In 2001 The Netherlands was the first country in the world to legalise euthanasia and, along with it, assisted suicide. Various government ‘safeguards’ were put in place to show who should qualify, and perhaps more importantly, doctors acting in accordance with these ‘safeguards’ would not be prosecuted.
For the five years immediately following the law’s enactment physician-induced deaths remained level - and even fell in some years.
In 2007 Theo Boer, a European assisted suicide watchdog wrote that ‘there doesn’t need to be a slippery slope when it comes to euthanasia. A good euthanasia law, in combination with the euthanasia review procedure, provides the warrants for a stable and relatively low number of euthanasia.’ Most of his colleagues drew the same conclusion.
But, says Theo Boer, today; “We were wrong - terribly wrong, in fact. In hindsight, the stabilisation in the numbers was just a temporary pause. Six years ago, the numbers of these deaths show an increase of 15% annually, year after year.” And since then the number has doubled with the 6,000 line to be crossed this year. Euthanasia is on the way to become a ‘default’ mode of dying for cancer patients.
As the assisted suicide bill goes to Lords in the UK, the Dutch watchdog who once backed euthanasia warns UK of 'slippery slope' to mass deaths. Boer’s intervention comes as peers prepare to debate the Assisted Dying Bill, promoted by Lord Falconer, a Labour former Lord Chancellor.
The bill, which has its second reading, would allow doctors to prescribe poison to terminally ill and mentally alert people who wish to kill themselves.
Professor Boer, speaking in a personal capacity last week, said he now believed that the very existence of a euthanasia law turns assisted suicide from a last resort into a normal procedure. Anti-euthanasia campaigners and disability activists called on politicians to listen to the professor’s warning.

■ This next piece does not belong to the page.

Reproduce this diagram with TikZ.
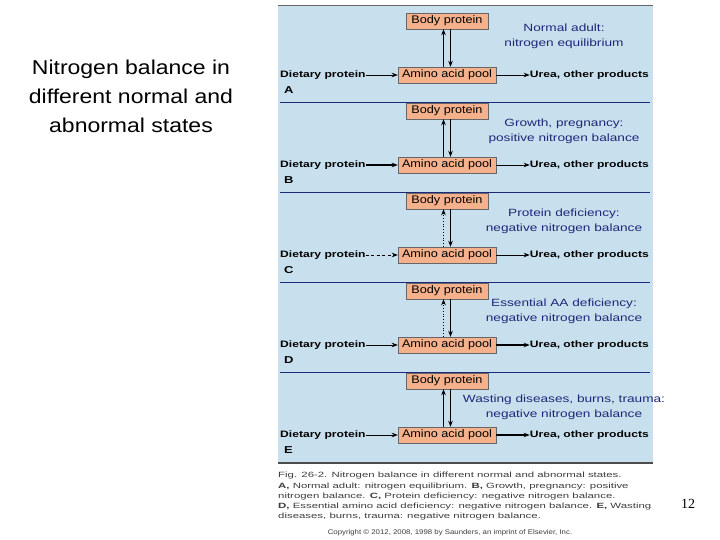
\documentclass[tikz,border=0pt]{standalone}
\usepackage{fontspec}
\setmainfont{Liberation Sans}
\newfontfamily\serifx{Liberation Serif}
\newfontfamily\wideA[FakeStretch=1.3]{Liberation Sans}
\newfontfamily\wideB[FakeStretch=1.15]{Liberation Sans}
\newfontfamily\wideC[FakeStretch=1.5]{Liberation Sans}
\usetikzlibrary{arrows.meta}
\definecolor{panel}{RGB}{200,224,238}
\definecolor{boxfill}{RGB}{245,176,140}
\definecolor{navy}{RGB}{30,40,120}
\definecolor{capgray}{RGB}{60,60,60}
\begin{document}
\begin{tikzpicture}[x=1pt,y=-1pt,
  lbl/.style={font=\wideA\fontsize{9.3}{10}\selectfont\bfseries,inner sep=0pt},
  box/.style={draw=black!60,fill=boxfill,font=\wideB\fontsize{11}{10}\selectfont,inner sep=0pt,minimum height=16,minimum width=#1},
  note/.style={text=navy,font=\wideA\fontsize{10.5}{15}\selectfont,align=center},
  arr/.style={-{Stealth[length=6pt,width=4.5pt]},line width=0.8pt},
  thick arr/.style={arr,line width=1.8pt},
]
\useasboundingbox (0,0) rectangle (720,540);
\fill[panel] (278,6) rectangle (653,463);
\draw[black!60,line width=1pt] (278,6) -- (653,6);
\draw[black!70,line width=1.5pt] (278,463) -- (653,463);
\foreach \yy in {102,192,282,372}{\draw[navy,line width=0.8pt] (280,\yy) -- (650,\yy);}
\node[align=center,font=\wideB\fontsize{20}{29}\selectfont] (title) at (131,96) {Nitrogen balance in\\different normal and\\abnormal states};
% panels
\foreach \i/\L/\ty/\note in {0/A/36/{Normal adult:\\nitrogen equilibrium},1/B/131/{Growth, pregnancy:\\positive nitrogen balance},2/C/221/{Protein deficiency:\\negative nitrogen balance},3/D/311/{Essential AA deficiency:\\negative nitrogen balance},4/E/407/{Wasting diseases, burns, trauma:\\negative nitrogen balance}}{
  \pgfmathsetmacro{\dy}{90*\i}
  \begin{scope}[yshift=-\dy]
  \node[box=82] (bp\L) at (447,21) {Body protein};
  \node[box=98] (aa\L) at (447,75) {Amino acid pool};
  \node[lbl,anchor=west] (dp\L) at (280,75) {Dietary protein};
  \node[lbl,anchor=east] (ur\L) at (649,75) {Urea, other products};
  \node[lbl,anchor=west,font=\wideA\fontsize{10}{10}\selectfont\bfseries] (let\L) at (284,90) {\L};
  \end{scope}
  \node[note] (n\L) at (564,\ty) {\note};
}
% A
\draw[arr] ([xshift=-3.5]aaA.north) -- ([xshift=-3.5]bpA.south);
\draw[arr] ([xshift=3.5]bpA.south) -- ([xshift=3.5]aaA.north);
\draw[arr] (dpA) -- (aaA);
\draw[arr] (aaA) -- (urA);
% B
\draw[thick arr] ([xshift=-3.5]aaB.north) -- ([xshift=-3.5]bpB.south);
\draw[arr] ([xshift=3.5]bpB.south) -- ([xshift=3.5]aaB.north);
\draw[arr,line width=1.3pt] (dpB) -- (aaB);
\draw[arr] (aaB) -- (urB);
% C
\draw[arr,dotted,line width=1.2pt] ([xshift=-3.5]aaC.north) -- ([xshift=-3.5]bpC.south);
\draw[arr] ([xshift=3.5]bpC.south) -- ([xshift=3.5]aaC.north);
\draw[arr,dash pattern=on 3pt off 2.5pt] (dpC) -- (aaC);
\draw[arr] (aaC) -- (urC);
% D
\draw[arr,dotted,line width=1.2pt] ([xshift=-3.5]aaD.north) -- ([xshift=-3.5]bpD.south);
\draw[arr] ([xshift=3.5]bpD.south) -- ([xshift=3.5]aaD.north);
\draw[arr] (dpD) -- (aaD);
\draw[arr,line width=1.5pt] (aaD) -- (urD);
% E
\draw[arr] ([xshift=-3.5]aaE.north) -- ([xshift=-3.5]bpE.south);
\draw[thick arr] ([xshift=3.5]bpE.south) -- ([xshift=3.5]aaE.north);
\draw[arr] (dpE) -- (aaE);
\draw[arr,line width=1.5pt] (aaE) -- (urE);
% caption
\node[anchor=north west,align=left,text=capgray,font=\wideC\fontsize{7.6}{10.3}\selectfont,inner sep=0pt] (cap) at (278,472) {Fig. 26-2. Nitrogen balance in different normal and abnormal states.\\\textbf{A,} Normal adult: nitrogen equilibrium. \textbf{B,} Growth, pregnancy: positive\\nitrogen balance. \textbf{C,} Protein deficiency: negative nitrogen balance.\\\textbf{D,} Essential amino acid deficiency: negative nitrogen balance. \textbf{E,} Wasting\\diseases, burns, trauma: negative nitrogen balance.};
\node[text=capgray,font=\wideB\fontsize{6.8}{7}\selectfont] (copy) at (450,533) {Copyright © 2012, 2008, 1998 by Saunders, an imprint of Elsevier, Inc.};
\node[font=\serifx\fontsize{14}{14}\selectfont] (pg) at (688,504) {12};
\end{tikzpicture}
\end{document}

He said he was concerned at the extension of killing to new classes of people, including the demented and the depressed, and the establishment of mobile death units of ‘travelling euthanizing doctors’. Professor Boer said campaigners for doctor-administered death ‘will not rest’ until a lethal pill is made available to anyone over 70 who wishes to die. ‘Some slopes truly are slippery,’ he added. Professor Boer admitted he was ‘wrong – terribly wrong, in fact’ to have believed regulated euthanasia would work. ‘I used to be a supporter of the Dutch law. But now, with 12 years of experience, I take a very different view.

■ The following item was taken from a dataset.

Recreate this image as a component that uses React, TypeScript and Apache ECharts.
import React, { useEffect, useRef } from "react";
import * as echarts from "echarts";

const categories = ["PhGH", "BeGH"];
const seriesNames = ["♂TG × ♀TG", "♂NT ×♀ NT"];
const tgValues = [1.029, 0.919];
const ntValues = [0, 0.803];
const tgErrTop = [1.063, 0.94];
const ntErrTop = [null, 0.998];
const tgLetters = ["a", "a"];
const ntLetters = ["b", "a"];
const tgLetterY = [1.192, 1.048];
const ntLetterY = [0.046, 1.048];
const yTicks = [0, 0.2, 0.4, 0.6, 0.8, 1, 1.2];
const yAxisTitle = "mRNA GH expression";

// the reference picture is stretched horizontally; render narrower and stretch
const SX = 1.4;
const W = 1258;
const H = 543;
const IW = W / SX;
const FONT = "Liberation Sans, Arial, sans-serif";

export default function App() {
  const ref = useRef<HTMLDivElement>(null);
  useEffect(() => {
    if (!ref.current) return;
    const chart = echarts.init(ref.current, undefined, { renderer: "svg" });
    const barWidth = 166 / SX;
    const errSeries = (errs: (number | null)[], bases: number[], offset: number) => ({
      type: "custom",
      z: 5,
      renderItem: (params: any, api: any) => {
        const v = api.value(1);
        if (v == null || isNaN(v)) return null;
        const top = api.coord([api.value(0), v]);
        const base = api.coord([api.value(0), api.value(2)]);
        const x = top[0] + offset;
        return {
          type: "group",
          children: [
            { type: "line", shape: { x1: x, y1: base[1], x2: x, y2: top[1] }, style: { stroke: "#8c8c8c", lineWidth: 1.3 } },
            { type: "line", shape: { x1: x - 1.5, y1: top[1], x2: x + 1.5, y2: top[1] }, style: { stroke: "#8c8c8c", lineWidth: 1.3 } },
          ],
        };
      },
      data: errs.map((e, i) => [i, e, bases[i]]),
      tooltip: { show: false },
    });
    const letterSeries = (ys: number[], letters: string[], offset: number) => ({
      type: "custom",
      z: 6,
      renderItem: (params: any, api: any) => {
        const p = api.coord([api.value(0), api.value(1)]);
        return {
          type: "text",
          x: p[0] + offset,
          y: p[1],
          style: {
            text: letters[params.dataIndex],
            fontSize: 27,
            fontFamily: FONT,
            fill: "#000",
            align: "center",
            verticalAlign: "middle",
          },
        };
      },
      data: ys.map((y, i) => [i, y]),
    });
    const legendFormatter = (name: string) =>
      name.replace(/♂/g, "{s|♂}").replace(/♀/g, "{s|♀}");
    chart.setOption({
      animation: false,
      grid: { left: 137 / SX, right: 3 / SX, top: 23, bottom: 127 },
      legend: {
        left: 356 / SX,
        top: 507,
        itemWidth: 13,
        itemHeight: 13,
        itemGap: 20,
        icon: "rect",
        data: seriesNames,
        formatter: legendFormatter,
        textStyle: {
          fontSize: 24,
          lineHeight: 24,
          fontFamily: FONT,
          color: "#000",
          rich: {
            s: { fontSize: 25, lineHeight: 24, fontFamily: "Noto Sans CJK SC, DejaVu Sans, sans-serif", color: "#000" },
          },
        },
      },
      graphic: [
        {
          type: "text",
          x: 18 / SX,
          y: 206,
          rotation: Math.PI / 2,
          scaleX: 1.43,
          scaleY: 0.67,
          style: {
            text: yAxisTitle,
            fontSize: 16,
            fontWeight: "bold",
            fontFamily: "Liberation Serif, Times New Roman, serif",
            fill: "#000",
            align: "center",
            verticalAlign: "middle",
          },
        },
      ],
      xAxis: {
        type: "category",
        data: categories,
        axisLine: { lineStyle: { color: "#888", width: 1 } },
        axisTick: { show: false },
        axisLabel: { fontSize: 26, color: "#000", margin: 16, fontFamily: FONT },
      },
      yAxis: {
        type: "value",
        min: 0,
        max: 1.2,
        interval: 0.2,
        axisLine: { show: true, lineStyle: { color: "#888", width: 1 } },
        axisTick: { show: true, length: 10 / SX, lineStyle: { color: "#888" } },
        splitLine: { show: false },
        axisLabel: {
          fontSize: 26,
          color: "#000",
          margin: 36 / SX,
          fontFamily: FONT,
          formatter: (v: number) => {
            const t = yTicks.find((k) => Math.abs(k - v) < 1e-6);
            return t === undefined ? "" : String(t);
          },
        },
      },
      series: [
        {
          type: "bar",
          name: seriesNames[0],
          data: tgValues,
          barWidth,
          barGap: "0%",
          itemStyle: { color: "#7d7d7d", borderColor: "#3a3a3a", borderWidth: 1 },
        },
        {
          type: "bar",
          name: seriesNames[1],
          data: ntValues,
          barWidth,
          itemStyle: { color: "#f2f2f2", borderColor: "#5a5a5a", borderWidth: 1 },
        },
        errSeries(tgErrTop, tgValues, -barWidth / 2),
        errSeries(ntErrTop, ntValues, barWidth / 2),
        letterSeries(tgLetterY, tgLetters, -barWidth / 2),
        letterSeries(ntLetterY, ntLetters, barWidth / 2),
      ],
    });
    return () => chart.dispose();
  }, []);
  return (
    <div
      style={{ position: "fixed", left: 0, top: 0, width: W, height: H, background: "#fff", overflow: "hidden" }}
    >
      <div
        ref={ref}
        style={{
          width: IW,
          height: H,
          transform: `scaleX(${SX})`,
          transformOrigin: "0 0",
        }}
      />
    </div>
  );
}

Doctors in neighbouring Belgium are collectively killing an average of five people every day by euthanasia – with a 27 per cent surge in one year.
And last February the government approved euthanasia for children. Consent by minors?
The latest euthanasia figures for the Netherlands show that nearly one in seven deaths are at the hands of doctors. In 2012, there were 4,188 deaths by direct euthanasia – 3 per cent of all deaths – and 3,695 deaths by direct euthanasia in 2011. The figures do not include deaths by terminal sedation, where patients are rendered unconscious before they are dehydrated and starved to death, an act often referred to as ‘euthanasia by omission’.
Under Lord Falconer’s bill, a terminally-ill patient would be able to ask for drugs to kill him or herself. Two doctors would need to approve, and to be satisfied the patient was of sound mind and settled view, and had not been influenced by others.